Written instruction » Transcribe every line from the top down to the line with "s.set_visible(False)", both ends included, but not the pictures.

Collected material »

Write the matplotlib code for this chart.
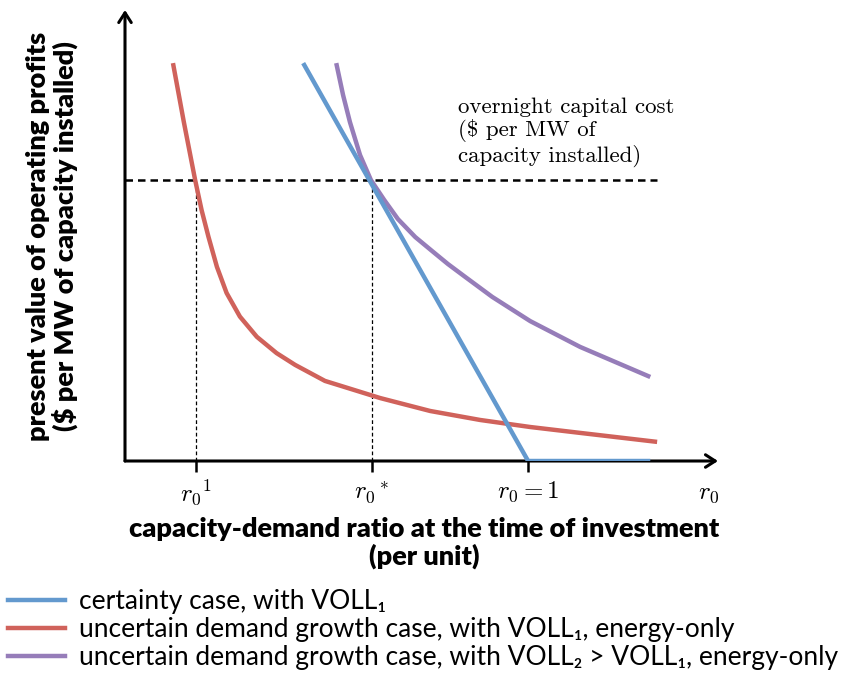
import matplotlib.pyplot as plt
from matplotlib.lines import Line2D

plt.rcParams['mathtext.fontset'] = 'cm'

# capacity-demand ratio (r0 = 1 is the certainty break-even point), value normalised to capital cost
blue_x = [0.442, 1.0, 1.303]
blue_y = [1.416, 0.0, 0.0]

red_x = [0.119, 0.146, 0.174, 0.190, 0.207, 0.228, 0.252, 0.285, 0.327, 0.376,
         0.422, 0.496, 0.633, 0.757, 0.881, 1.005, 1.129, 1.320]
red_y = [1.416, 1.206, 1.000, 0.893, 0.798, 0.691, 0.598, 0.514, 0.442, 0.384,
         0.342, 0.285, 0.224, 0.178, 0.146, 0.121, 0.100, 0.068]

purple_x = [0.524, 0.541, 0.558, 0.583, 0.610, 0.643, 0.677, 0.720, 0.762, 0.801,
            0.844, 0.911, 1.005, 1.129, 1.303]
purple_y = [1.416, 1.302, 1.206, 1.089, 1.000, 0.929, 0.861, 0.797, 0.747, 0.701,
            0.655, 0.584, 0.498, 0.406, 0.299]

capital_cost = 1.0
r0_1 = 0.176
r0_star = 0.613
tick_pos = [r0_1, r0_star, 1.0]
tick_labels = [r'$r_0{}^1$', r'$r_0{}^*$', r'$r_0 = 1$']

labels = ['certainty case, with VOLL\u2081',
          'uncertain demand growth case, with VOLL\u2081, energy-only',
          'uncertain demand growth case, with VOLL\u2082 > VOLL\u2081, energy-only']
colors = ['#6399ce', '#d0625b', '#967db9']

fig = plt.figure(figsize=(8.45, 6.75), dpi=100)
ax = fig.add_axes([125/845, (675-461)/675, (718-125)/845, (461-10)/675])
ax.set_xlim(0, 1.471)
ax.set_ylim(0, 1.605)
for s in ax.spines.values():
    s.set_visible(False)

lw = 3.2
ax.plot(red_x, red_y, color=colors[1], lw=lw, solid_capstyle='butt', solid_joinstyle='round', zorder=3)
ax.plot(blue_x, blue_y, color=colors[0], lw=lw, solid_capstyle='butt', zorder=4)
ax.plot(purple_x, purple_y, color=colors[2], lw=lw, solid_capstyle='butt', solid_joinstyle='round', zorder=3)

# capital cost line and the crossing points
ax.plot([0, 1.320], [capital_cost, capital_cost], color='black', lw=1.8, ls=(0, (3, 2)), zorder=2)
ax.plot([r0_1, r0_1], [0, capital_cost], color='black', lw=0.9, ls=(0, (3, 2)))
ax.plot([r0_star, r0_star], [0, capital_cost], color='black', lw=0.9, ls=(0, (3, 2)))

# axes with arrows
ax.annotate('', xy=(1.471, 0), xytext=(0, 0), annotation_clip=False,
            arrowprops=dict(arrowstyle='->,head_length=0.7,head_width=0.45', lw=2.2,
                            color='black', shrinkA=0, shrinkB=0))
ax.annotate('', xy=(0, 1.605), xytext=(0, 0), annotation_clip=False,
            arrowprops=dict(arrowstyle='->,head_length=0.7,head_width=0.45', lw=2.2,
                            color='black', shrinkA=0, shrinkB=0))

ax.set_yticks([])
ax.set_xticks(tick_pos)
ax.set_xticklabels(tick_labels, fontsize=18)
ax.tick_params(axis='x', direction='out', length=8, width=1.8, pad=5)
ax.text(1.447, -0.07, r'$r_0$', fontsize=18, ha='center', va='top')

ax.text(0.827, 1.295, 'overnight capital cost\n(\\$ per MW of\ncapacity installed)',
        fontsize=16.5, family='cmr10', ha='left', va='top', linespacing=1.15)

fig.text(52/845, 1 - 236/675, 'present value of operating profits\n($ per MW of capacity installed)',
         rotation=90, ha='center', va='center', fontsize=19.5, fontweight='heavy',
         family=['Lato', 'DejaVu Sans'], linespacing=1.05)
fig.text(424/845, 1 - 543/675, 'capacity-demand ratio at the time of investment\n(per unit)',
         ha='center', va='center', fontsize=19.5, fontweight='heavy',
         family=['Lato', 'DejaVu Sans'], linespacing=1.15)

handles = [Line2D([], [], color=c, lw=3.2) for c in colors]
fig.legend(handles, labels, loc='lower left', bbox_to_anchor=(0.0, -0.005),
           frameon=False, handlelength=2.15, handletextpad=0.55, labelspacing=0.12,
           borderaxespad=0.0, borderpad=0.3,
           prop={'family': ['Lato', 'DejaVu Sans'], 'size': 19})

fig.savefig('out.png', dpi=100)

Response »
Write the matplotlib code for this chart.
import matplotlib.pyplot as plt
from matplotlib.lines import Line2D

plt.rcParams['mathtext.fontset'] = 'cm'

# capacity-demand ratio (r0 = 1 is the certainty break-even point), value normalised to capital cost
blue_x = [0.442, 1.0, 1.303]
blue_y = [1.416, 0.0, 0.0]

red_x = [0.119, 0.146, 0.174, 0.190, 0.207, 0.228, 0.252, 0.285, 0.327, 0.376,
         0.422, 0.496, 0.633, 0.757, 0.881, 1.005, 1.129, 1.320]
red_y = [1.416, 1.206, 1.000, 0.893, 0.798, 0.691, 0.598, 0.514, 0.442, 0.384,
         0.342, 0.285, 0.224, 0.178, 0.146, 0.121, 0.100, 0.068]

purple_x = [0.524, 0.541, 0.558, 0.583, 0.610, 0.643, 0.677, 0.720, 0.762, 0.801,
            0.844, 0.911, 1.005, 1.129, 1.303]
purple_y = [1.416, 1.302, 1.206, 1.089, 1.000, 0.929, 0.861, 0.797, 0.747, 0.701,
            0.655, 0.584, 0.498, 0.406, 0.299]

capital_cost = 1.0
r0_1 = 0.176
r0_star = 0.613
tick_pos = [r0_1, r0_star, 1.0]
tick_labels = [r'$r_0{}^1$', r'$r_0{}^*$', r'$r_0 = 1$']

labels = ['certainty case, with VOLL\u2081',
          'uncertain demand growth case, with VOLL\u2081, energy-only',
          'uncertain demand growth case, with VOLL\u2082 > VOLL\u2081, energy-only']
colors = ['#6399ce', '#d0625b', '#967db9']

fig = plt.figure(figsize=(8.45, 6.75), dpi=100)
ax = fig.add_axes([125/845, (675-461)/675, (718-125)/845, (461-10)/675])
ax.set_xlim(0, 1.471)
ax.set_ylim(0, 1.605)
for s in ax.spines.values():
    s.set_visible(False)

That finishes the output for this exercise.